I have no idea what all these people posting about weird readings with SS pedals are talking about - I NEVER see anything weird with the Assiomas, ever. It’s so reliable that if it reads that I was 5 watts higher at the end of an interval or ride - I sure knew it - there has been NO instance where I was surprised that it was weirdly high or low. Maybe with non-Assioma older-gen SS PMs, but the Assioma SS are rock-solid for its readings, like down to the watt. A 10 watt difference would be a MASSIVE difference for me, like unimaginably huge in my experience, so I’m definitely not seeing these ‘power estimator’ or ‘guessing’ that people are talking about. If I rode 10 watts higher for either an interval or the whole ride, I was clearly cranking it up, and I definitely knew it! For sure, ZERO accidental +10 watts differentials that I have ever seen with my Assiomas. And I ride the same routes and do the same interval sets - a lot. (I almost wish sometimes it would vary more in the ‘right’ direction - it gets kinda boring when its’ so consistent!)

Again, this is from 2 separate different SSs. And I’ve used a Powertap hub for years before that, so I know what a really good PM should be be behaving like, and the Assioma is it.

I have plenty of cash now to burn on all things tri-related, but upgrading to DS is nowhere on my list of things to get. Because the SS is so good.

I’ve posted ad nauseum about my experience with TWO separate Assioma SS pedals.

I have no idea what all these people posting about weird readings with SS pedals are talking about

Yes. We know. You also don’t understand the concept of systematic error.

Works fine compared to my power tap hub. Exactly the same readings

Works fine compared to my power tap hub. Exactly the same readings

I’m curious if you’ve taken the Favero data and the PowerTap from the same side and plugged them into something like the DCRainmaker analyzer to see them side-by-side. I wouldn’t expect massive differences (the single side Favero is still good at the readings it gives) but would expect to see some deviations in tracking over the course of a ride.

You can take the data from a dual sided power meter and “convert” it to what it would look like single sided to see how the errors creep in the more you slice the data. Average power over the whole ride is the least demanding use of a power meter with the aero testing that RChung does being probably the most, but even things like zone training can be affected by the skew.

Average power over the whole ride is the least demanding use of a power meter with the aero testing that RChung does being probably the most, but even things like zone training can be affected by the skew.

Yup.

Whether accuracy and precision are important depends on what you’re doing with the data. Lots of riders seem to just use their PM in basically the same way they used to use a HRM 20 years ago, to train their FTP. If so, you actually don’t need much accuracy: if you’re using a single-sided PM, you could just cut your readings in half, and say it’s reporting just the left leg and FTP training wouldn’t change at all. In fact, you could cut your reading in half, round to the nearest 10, and subtract a constant number and it wouldn’t affect your FTP training. That’s cuz training FTP is one of the least demanding things you can do with power data.

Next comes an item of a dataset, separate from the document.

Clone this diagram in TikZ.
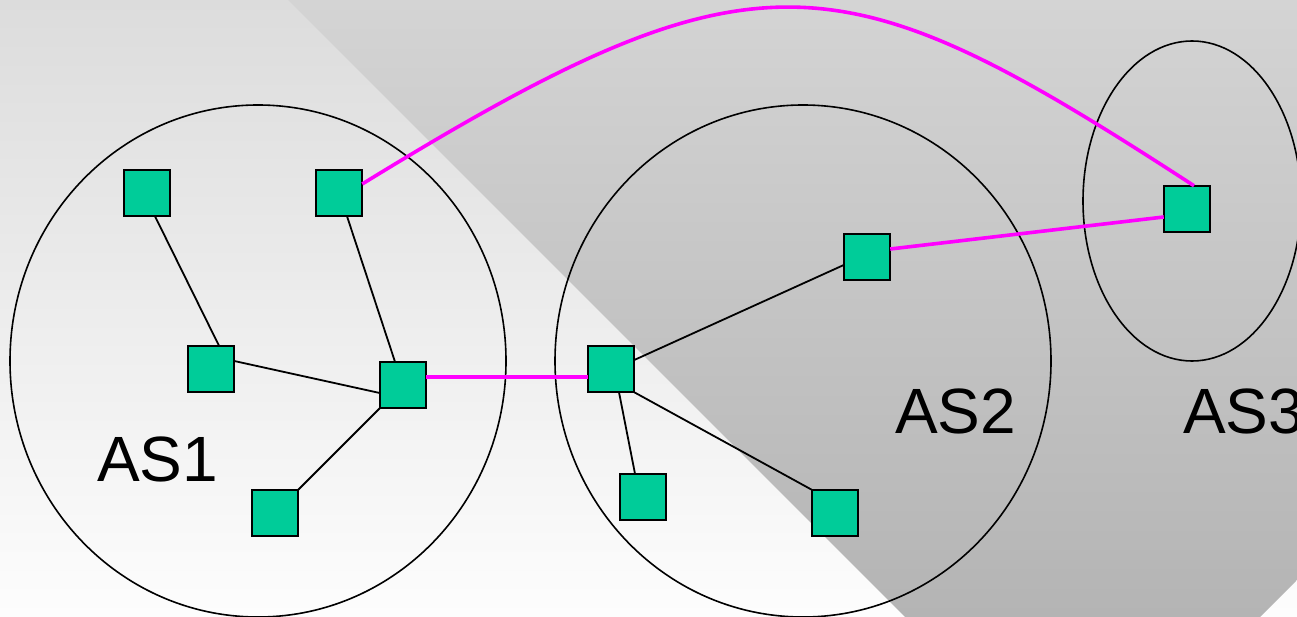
\documentclass[tikz,border=0pt]{standalone}
\usepackage{fontspec}
\setmainfont{Liberation Sans}
\usetikzlibrary{calc}
\definecolor{router}{RGB}{0,204,153}
\definecolor{bgtop}{RGB}{220,220,220}
\definecolor{bgbot}{RGB}{253,253,253}
\definecolor{dktop}{RGB}{212,212,212}
\definecolor{dkbot}{RGB}{180,180,180}
\definecolor{peer}{RGB}{255,0,255}
\tikzset{
  router/.style={draw=black, line width=1.7pt, fill=router, minimum size=46.5pt, inner sep=0pt, outer sep=0pt},
  intra/.style={draw=black, line width=1.8pt},
  inter/.style={draw=peer, line width=3.6pt},
  asline/.style={draw=black, line width=1.6pt},
  aslabel/.style={anchor=base west, inner sep=0pt, font=\fontsize{64}{70}\selectfont},
}
\begin{document}
\begin{tikzpicture}[x=1pt, y=-1pt]
  \useasboundingbox (0,0) rectangle (1297,617);
  \clip (0,0) rectangle (1297,617);
  % background
  \shade[top color=bgtop, bottom color=bgbot] (0,0) rectangle (1297,617);
  \shade[top color=dktop, bottom color=dkbot]
    (288,0) -- (1297,0) -- (1297,580) -- (1260,617) -- (905,617) -- cycle;

  % autonomous systems
  \draw[asline] (258,361) ellipse [x radius=248pt, y radius=256pt];
  \draw[asline] (803,361) ellipse [x radius=248pt, y radius=256pt];
  \draw[asline] (1192,201) ellipse [x radius=109pt, y radius=160pt];

  \node[aslabel] (l1) at (97,481) {AS1};
  \node[aslabel] (l2) at (895,433) {AS2};
  \node[aslabel] (l3) at (1183,433) {AS3};

  % routers
  \node[router] (A1) at (147,193) {};
  \node[router] (A2) at (339,193) {};
  \node[router] (A3) at (211,369) {};
  \node[router] (A4) at (403,385) {};
  \node[router] (A5) at (275,513) {};
  \node[router] (B1) at (611,369) {};
  \node[router] (B2) at (643,497) {};
  \node[router] (B3) at (835,513) {};
  \node[router] (B4) at (867,257) {};
  \node[router] (C1) at (1187,209) {};

  % links inside AS1
  \draw[intra] ($(A1.south)+(8,0)$) -- ($(A3.north)+(8,0)$);
  \draw[intra] ($(A2.south)+(8,0)$) -- ($(A4.north)+(-8,0)$);
  \draw[intra] ($(A3.east)+(0,-8)$) -- ($(A4.west)+(0,8)$);
  \draw[intra] (A4.south west) -- (A5.north east);

  % links inside AS2
  \draw[intra] ($(B1.east)+(0,-9)$) -- ($(B4.west)+(0,8)$);
  \draw[intra] ($(B1.south)+(8,0)$) -- ($(B2.north)+(-8,0)$);
  \draw[intra] (B1.south east) -- (B3.north west);

  % links between systems
  \draw[inter] ($(A4.east)+(0,-8)$) -- ($(B1.west)+(0,8)$);
  \draw[inter] ($(B4.east)+(0,-8)$) -- ($(C1.west)+(0,8)$);
  \draw[inter] ($(A2.east)+(0,-9)$) .. controls +(397,-244) and +(-354,-230) .. ($(C1.north)+(7,0)$);
\end{tikzpicture}
\end{document}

But there are some things you can do with an accurate and precise power meter that can make you faster that you can’t do with just an HRM, or a PM that’s just “ordinal”. If you don’t do these things, that’s cool, but if you want to do them then an inaccurate PM won’t let you.

I’m now at a stage in my riding and racing career where I’m old, fat, and slow. My power is not increasing. I’m working hard just to keep it from falling. So I have to do these other things or I’d be even slower than I am. On those days, I’m just old and fat.

Aside from aero testing and workouts (FTP testing included as you said), what else would you being doing with that PM?

(I haven’t aero tested myself, but having seen your and other data, I’m inclined to agree it’s better to have a DS for that type of application.)

Anything where you have to make decisions based on accurate comparisons across individuals rather than for any single individual. But that’s kind of a rarefied application: the more usual application for an individual is training FTP. I think that a lot of that is that because training FTP is such an undemanding application, it’s very accessible to even casual users. Aero testing puts a lot of demands on high quality data and I quickly learned that when people had questions about their results, the first two questions I had were “what power meter are you using, and how are you measuring speed?”

I’ve worked a tiny bit with sprinters, who need to know something about not only their max but also how fast they can ramp up to it and how long they can maintain it, and accuracy and precision matters for them.

That’s interesting. The rest of us can get one sided power meters and donate the savings to charity.

Seriously guys, don’t pretend like you’re after marginal gains - and if you are, don’t admit it (99% of you).

That’s interesting. The rest of us can get one sided power meters and donate the savings to charity.

Seriously guys, don’t pretend like you’re after marginal gains - and if you are, don’t admit it (99% of you).

Yup.

Whether accuracy and precision are important depends on what you’re doing with the data. Lots of riders seem to just use their PM in basically the same way they used to use a HRM 20 years ago, to train their FTP. If so, you actually don’t need much accuracy: if you’re using a single-sided PM, you could just cut your readings in half, and say it’s reporting just the left leg and FTP training wouldn’t change at all. In fact, you could cut your reading in half, round to the nearest 10, and subtract a constant number and it wouldn’t affect your FTP training. That’s cuz training FTP is one of the least demanding things you can do with power data.

But there are some things you can do with an accurate and precise power meter that can make you faster that you can’t do with just an HRM, or a PM that’s just “ordinal”. If you don’t do these things, that’s cool, but if you want to do them then an inaccurate PM won’t let you.

And I wouldn’t say that these differences are marginal gains. My power is decreasing and it ain’t going back up so drag reduction is all I got left. If your power is still increasing, congratulations: you can both increase your power and reduce your drag. You can do both. That’s allowed.